Lenín Moreno, en su ya característica simpleza, reduce al problema a una cuestión estética: “solo contra los feos”.  Para él, entonces, no hay acoso, solo discriminación contra hombres físicamente no agraciados (algo que a propósito, es un tema muy subjetivo). Esto es grave no solo porque el Presidente niega la existencia del acoso como una forma de violencia contra las mujeres, sino porque distorsiona  negativamente la imagen de las denunciantes. Para él, estas mujeres no son víctimas de una violación a sus derechos humanos sino solo seres superficiales, a quienes únicamente les importa la apariencia de sus posibles pretendientes y que, por eso, deben ser ignoradas. Esta narrativa es consistente con el trato que las víctimas de abuso sexual o acoso sufren cuando se atreven a denunciar: su nombre es manchado, su integridad cuestionada, su pasado escrutado, su moral puesta en duda. Cualquier cosa, antes de reconocer que somos parte de una sociedad machista que tolera, permite y aplaude que a las mujeres nos violenten de formas sutiles o más graves. Por si fuera poco, Lenin invierte los roles, y transforma a los agresores en víctimas de una inexistente discriminación, supuestamente “por feos”.

Tras el auge del movimiento #MeToo, que apuntaba a denunciar en redes sociales casos de acoso sexual perpetrados por hombres influyentes o poderosos, muchos dudaban del testimonio de las víctimas porque, cuestionaban, no habían hablado antes, lo cual supone ignorar cómo funciona  la psiquis de una sobreviviente. Se llegó a decir —un poco en la misma línea de Moreno— que las denuncias no eran más que un ardid por ganar fama. Nuevamente, las denunciantes quedaron reducidas a “superficiales” y “malas”. Ergo, ignórenlas.

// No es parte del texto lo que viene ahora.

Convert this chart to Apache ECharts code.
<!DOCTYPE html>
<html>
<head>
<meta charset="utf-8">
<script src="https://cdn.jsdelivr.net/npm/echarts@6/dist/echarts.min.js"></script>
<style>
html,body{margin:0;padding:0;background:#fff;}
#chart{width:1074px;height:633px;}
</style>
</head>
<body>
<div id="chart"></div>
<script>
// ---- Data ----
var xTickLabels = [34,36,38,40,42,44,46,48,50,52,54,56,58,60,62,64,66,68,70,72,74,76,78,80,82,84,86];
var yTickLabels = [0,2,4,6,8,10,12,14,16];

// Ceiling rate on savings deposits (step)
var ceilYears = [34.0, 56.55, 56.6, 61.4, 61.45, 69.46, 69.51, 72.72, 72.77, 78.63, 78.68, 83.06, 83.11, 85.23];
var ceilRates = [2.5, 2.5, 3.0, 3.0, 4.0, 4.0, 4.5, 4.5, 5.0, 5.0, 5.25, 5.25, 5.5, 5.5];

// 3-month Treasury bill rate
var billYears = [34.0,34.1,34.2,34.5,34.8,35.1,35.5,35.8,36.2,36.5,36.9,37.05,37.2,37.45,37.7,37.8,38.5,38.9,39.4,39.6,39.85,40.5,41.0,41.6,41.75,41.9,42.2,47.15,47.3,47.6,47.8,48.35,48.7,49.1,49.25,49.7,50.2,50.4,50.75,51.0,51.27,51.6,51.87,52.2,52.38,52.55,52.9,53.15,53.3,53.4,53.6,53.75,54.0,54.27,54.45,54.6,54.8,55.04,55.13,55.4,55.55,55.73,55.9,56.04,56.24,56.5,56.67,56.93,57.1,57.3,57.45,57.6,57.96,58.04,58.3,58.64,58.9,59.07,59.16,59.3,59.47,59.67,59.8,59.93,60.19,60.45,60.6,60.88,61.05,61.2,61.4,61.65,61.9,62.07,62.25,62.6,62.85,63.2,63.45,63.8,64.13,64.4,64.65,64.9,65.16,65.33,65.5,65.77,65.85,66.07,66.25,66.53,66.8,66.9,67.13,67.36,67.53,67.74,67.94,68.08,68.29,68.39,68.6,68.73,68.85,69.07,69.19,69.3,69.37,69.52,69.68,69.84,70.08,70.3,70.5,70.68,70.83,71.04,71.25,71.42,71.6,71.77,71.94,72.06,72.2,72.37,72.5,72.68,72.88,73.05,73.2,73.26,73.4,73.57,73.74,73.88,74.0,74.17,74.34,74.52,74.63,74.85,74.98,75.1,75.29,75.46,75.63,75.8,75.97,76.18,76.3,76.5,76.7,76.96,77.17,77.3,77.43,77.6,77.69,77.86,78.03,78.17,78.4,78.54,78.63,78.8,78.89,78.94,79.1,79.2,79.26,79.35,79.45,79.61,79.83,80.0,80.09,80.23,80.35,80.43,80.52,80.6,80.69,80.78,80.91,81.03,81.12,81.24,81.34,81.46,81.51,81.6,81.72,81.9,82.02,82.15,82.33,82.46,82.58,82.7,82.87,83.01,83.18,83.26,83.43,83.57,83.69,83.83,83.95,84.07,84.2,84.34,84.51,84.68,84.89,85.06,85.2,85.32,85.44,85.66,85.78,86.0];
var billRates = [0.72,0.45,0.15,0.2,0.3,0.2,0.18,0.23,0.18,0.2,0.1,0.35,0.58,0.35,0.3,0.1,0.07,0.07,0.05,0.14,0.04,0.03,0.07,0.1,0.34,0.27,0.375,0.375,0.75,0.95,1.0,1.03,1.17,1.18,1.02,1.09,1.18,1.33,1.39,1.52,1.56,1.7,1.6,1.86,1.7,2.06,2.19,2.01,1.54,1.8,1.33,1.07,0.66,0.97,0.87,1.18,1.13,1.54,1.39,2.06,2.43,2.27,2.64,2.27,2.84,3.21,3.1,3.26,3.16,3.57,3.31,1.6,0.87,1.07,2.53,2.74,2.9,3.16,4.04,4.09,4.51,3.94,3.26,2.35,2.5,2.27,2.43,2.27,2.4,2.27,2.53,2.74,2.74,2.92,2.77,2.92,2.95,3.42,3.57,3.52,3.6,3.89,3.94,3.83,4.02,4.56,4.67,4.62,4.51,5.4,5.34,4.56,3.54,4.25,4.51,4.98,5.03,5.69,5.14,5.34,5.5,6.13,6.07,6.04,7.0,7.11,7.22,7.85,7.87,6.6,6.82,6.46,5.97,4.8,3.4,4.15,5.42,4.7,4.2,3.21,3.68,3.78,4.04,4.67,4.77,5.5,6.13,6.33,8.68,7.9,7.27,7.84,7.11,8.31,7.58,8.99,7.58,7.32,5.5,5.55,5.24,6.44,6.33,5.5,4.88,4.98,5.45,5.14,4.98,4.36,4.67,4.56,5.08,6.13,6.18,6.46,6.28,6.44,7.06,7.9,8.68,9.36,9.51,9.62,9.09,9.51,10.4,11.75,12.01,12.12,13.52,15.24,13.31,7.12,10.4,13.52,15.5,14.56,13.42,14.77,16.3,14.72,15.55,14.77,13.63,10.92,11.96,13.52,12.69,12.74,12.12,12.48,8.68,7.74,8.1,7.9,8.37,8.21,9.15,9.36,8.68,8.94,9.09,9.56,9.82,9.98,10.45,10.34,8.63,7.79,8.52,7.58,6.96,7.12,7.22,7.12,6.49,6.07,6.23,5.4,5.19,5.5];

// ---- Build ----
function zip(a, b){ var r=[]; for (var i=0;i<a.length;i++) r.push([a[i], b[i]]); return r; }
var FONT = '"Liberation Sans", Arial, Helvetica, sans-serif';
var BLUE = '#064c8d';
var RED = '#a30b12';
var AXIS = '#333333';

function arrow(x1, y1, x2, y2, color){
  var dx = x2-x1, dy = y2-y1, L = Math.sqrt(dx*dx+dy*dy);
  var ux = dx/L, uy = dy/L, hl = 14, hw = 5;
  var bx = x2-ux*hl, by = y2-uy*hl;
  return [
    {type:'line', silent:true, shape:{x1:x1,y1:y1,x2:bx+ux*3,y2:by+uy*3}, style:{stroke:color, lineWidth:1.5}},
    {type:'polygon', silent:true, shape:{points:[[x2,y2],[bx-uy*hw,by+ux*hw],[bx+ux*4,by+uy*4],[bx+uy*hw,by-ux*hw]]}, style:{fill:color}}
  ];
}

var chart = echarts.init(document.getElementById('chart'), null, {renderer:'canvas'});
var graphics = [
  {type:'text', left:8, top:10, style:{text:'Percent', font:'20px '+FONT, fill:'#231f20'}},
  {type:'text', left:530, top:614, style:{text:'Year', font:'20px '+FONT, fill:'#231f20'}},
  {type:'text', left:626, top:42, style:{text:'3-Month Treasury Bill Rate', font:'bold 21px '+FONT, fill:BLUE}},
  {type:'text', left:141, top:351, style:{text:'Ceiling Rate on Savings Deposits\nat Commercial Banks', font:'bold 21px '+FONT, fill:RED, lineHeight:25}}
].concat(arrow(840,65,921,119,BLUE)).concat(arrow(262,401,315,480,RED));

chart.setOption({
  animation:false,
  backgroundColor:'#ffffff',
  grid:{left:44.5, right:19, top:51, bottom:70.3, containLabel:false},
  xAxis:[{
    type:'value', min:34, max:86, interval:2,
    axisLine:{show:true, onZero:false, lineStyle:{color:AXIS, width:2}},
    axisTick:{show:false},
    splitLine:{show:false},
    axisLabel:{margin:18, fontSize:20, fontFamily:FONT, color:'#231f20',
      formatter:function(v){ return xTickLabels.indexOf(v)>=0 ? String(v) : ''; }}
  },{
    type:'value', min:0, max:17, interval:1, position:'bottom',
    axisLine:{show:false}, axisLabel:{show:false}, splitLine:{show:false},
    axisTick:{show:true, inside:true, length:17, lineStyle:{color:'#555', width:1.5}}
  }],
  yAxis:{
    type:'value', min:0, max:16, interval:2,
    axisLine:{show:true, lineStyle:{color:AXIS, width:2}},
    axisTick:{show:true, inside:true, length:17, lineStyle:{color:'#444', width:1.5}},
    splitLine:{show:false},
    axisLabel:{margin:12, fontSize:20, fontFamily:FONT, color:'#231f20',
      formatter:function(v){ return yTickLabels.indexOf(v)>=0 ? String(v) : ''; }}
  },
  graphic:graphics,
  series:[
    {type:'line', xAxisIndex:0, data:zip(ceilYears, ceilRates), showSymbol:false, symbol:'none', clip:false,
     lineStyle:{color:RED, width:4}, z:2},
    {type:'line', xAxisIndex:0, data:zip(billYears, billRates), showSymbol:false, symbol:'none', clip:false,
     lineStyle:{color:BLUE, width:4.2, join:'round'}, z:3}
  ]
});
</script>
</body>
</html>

El impasse de Moreno explica perfectamente por qué las mujeres preferimos no denunciar las agresiones que sufrimos. No solo no nos creen sino que nos castigan por atrevernos a hablar. Nos tachan de buscafamas, cazafortunas, despechadas, ardidas. Nos responsabilizan de esas agresiones por la ropa que usamos, los lugares que frecuentamos, y hasta lo que tomamos. Las mujeres que denuncian entonces, se vuelven víctimas de una doble agresión: primero el acoso, y luego, el castigo social por atreverse a poner en evidencia al agresor.

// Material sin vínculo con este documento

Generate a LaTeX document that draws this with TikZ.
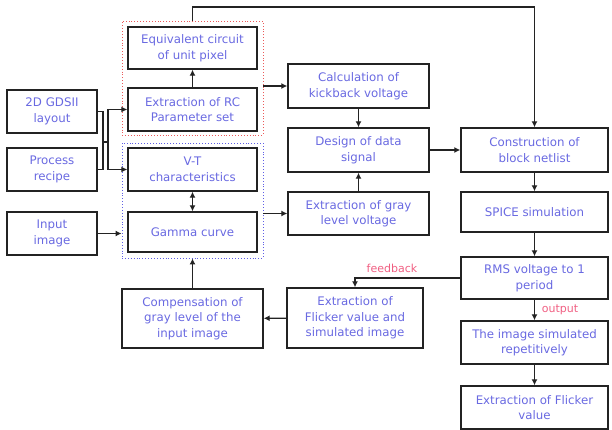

Tras la indignación pública expresada en redes en contra de Moreno —hasta la cadena BBC sacó una nota al respecto—  no tuvo más remedio que disculparse. Lo hizo con el gastado argumento del “nunca fue mi intención”. Pero las intenciones están en los hechos y no solo en las palabras y este es un gobierno que como otros, ha demostrado indolencia  con las mujeres y niñas. Apenas en diciembre del año pasado, varios colectivos de mujeres recharazon el recorte presupuestario estatal en temas de prevención del embarazo adolescente y violencia de género. Tenemos una Constitución que consagra nuestro derecho humano a vivir libres de violencia, tenemos una ley especial para prevenir la violencia en contra de las mujeres, pero tenemos instituciones sin la voluntad ni los recursos para hacer esos derechos realidad.

Una disculpa sincera del Presidente (no como la que dio) debería incluir, cuando menos, un compromiso serio de fortalecer los mecanismos estatales, diseñados para prevenir y sancionar la violencia que diariamente marca nuestras vidas.  Y la promesa de educarse más en estos temas que claramente le hace mucha falta.